South Sudan wants any future peace talks moved to Kenya
What you need to know:
- The demand that talks between Salva Kiir’s government and rebel leader Riek Machar should to be held on Kenyan soil is not new.
- Last week, negotiations aimed at reaching a long-term solution failed in Addis Ababa despite pressure from the UN to impose sanctions on South Sudan.
- Juba’s resurrection of this demand may mean South Sudan is changing tack over its suspicion that Kenya was favouring the rebels in the talks.
South Sudan is resurrecting its demand for any future peace talks to be transferred to Kenya from Ethiopia after mediators failed to convince warring parties to reach a deal last week.
The country’s deputy ambassador to Kenya, James P Morgan, told the Nation on Wednesday that both Ethiopia and Sudan are harming peace talks by “domineering.”
“The next round of peace talks should be out of Ethiopia and Sudan should be excluded from being a mediator, since it controls, trains and arms the rebels,” Mr Morgan said in an interview in Nairobi.
The demand that talks between Salva Kiir’s government and rebel leader Riek Machar should to be held on Kenyan soil is not new. But Juba now says that holding negotiations in Kenya will ensure talks occur under those it thinks understand South Sudan better.
“From the start, we have been saying these talks were not in the right place. It should have been in Kenya, where the Comprehensive Peace Agreement (CPA) was signed [in 2005],” he argued.
“Lt-Gen Lazarus Sumbeiywo oversaw those negotiations that led to the CPA. He understands South Sudan better. In the current mediation process (sic), he has a boss and he is not free. He cannot make decisions that will help South Sudan.”
South Sudan, seceded from Sudan in 2011 following a referendum that had been agreed upon in the CPA. Negotiations that led to the CPA were mediated by Kenya’s retired Lt-Gen Lazarus Sumbeiywo.
But the two countries retained old wounds, with Juba occasionally accusing Khartoum of sponsoring rebels.
In December 2013, Juba fell into chaos after rebels loyal to the former vice-president engineered a failed coup against President Salva Kiir. Soon, the war spread around the country. It is estimated that 50,000 people have been killed since.
Last week, negotiations aimed at reaching a long-term solution failed in Addis Ababa despite pressure from the UN to impose sanctions on South Sudan.
The Intergovernmental Authority on Development (Igad), a regional bloc, had appointed Ethiopia’s Seyoum Mesfin to mediate alongside Kenya’s Lazarus Sumbeiywo and Sudan’s Mohamed El Dabi.
South Sudan is a member of Igad alongside Kenya, Ethiopia, Djibouti, Sudan, Uganda, Somalia and Eritrea.
Despite signing seven ceasefire agreements overseen by the bloc, none of them stood longer than two weeks before fighting resumed.
“It is not that we did not like to agree with the rebels.
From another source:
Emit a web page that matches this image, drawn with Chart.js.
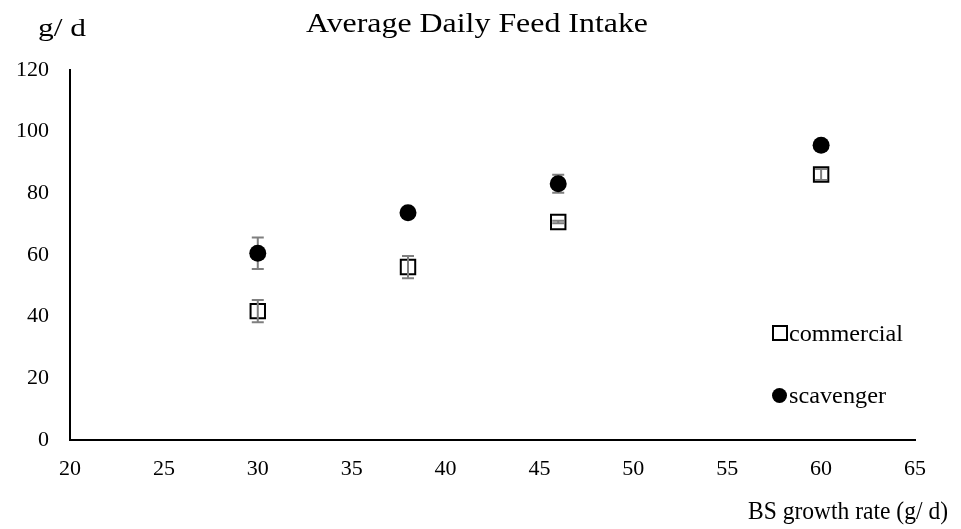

They kept changing goalposts. The international community was aware of everything from the start but they kept blaming both sides for violations,” Mr Morgan told the Nation.
“We blame rebel leaders who is a hostage of Khartoum and we believe the international community should focus on Khartoum rather than impose sanctions on us. That will be premature.”
After last week, Igad admitted its tactics had been wanting. The bloc’s chairman, Ethiopian Prime Minister Hailemariam Dessalegn wrote to South Sudanese people to acknowledge the group had used wrong methods to convince parties.
“Our efforts cannot continue unaltered and expect a different outcome; the peace process must be reinvigorated and reformed,” he conceded.
“In the coming days, I will consult with my colleagues, the Igad leaders, partners and friends in the region, on the continent, and beyond to agree a common plan of action.”
Igad had previously promised sanctions which it never implemented. Following last week talks, the UN adopted a resolution to impose those sanctions, which would require the support of Igad to succeed.
Juba’s resurrection of this demand may mean South Sudan is changing tack over its suspicion that Kenya was favouring the rebels in the talks.
Two weeks ago, President Kiir told The EastAfrican that Kenya would “mess up the region” if it continued accommodating rebels.
“We believe that President [Uhuru] Kenyatta should not bring himself to support Riek Machar, but of course he has been accommodating the former detainees and Riek Machar receives goodwill when he goes to Nairobi,” President Kiir said in an interview.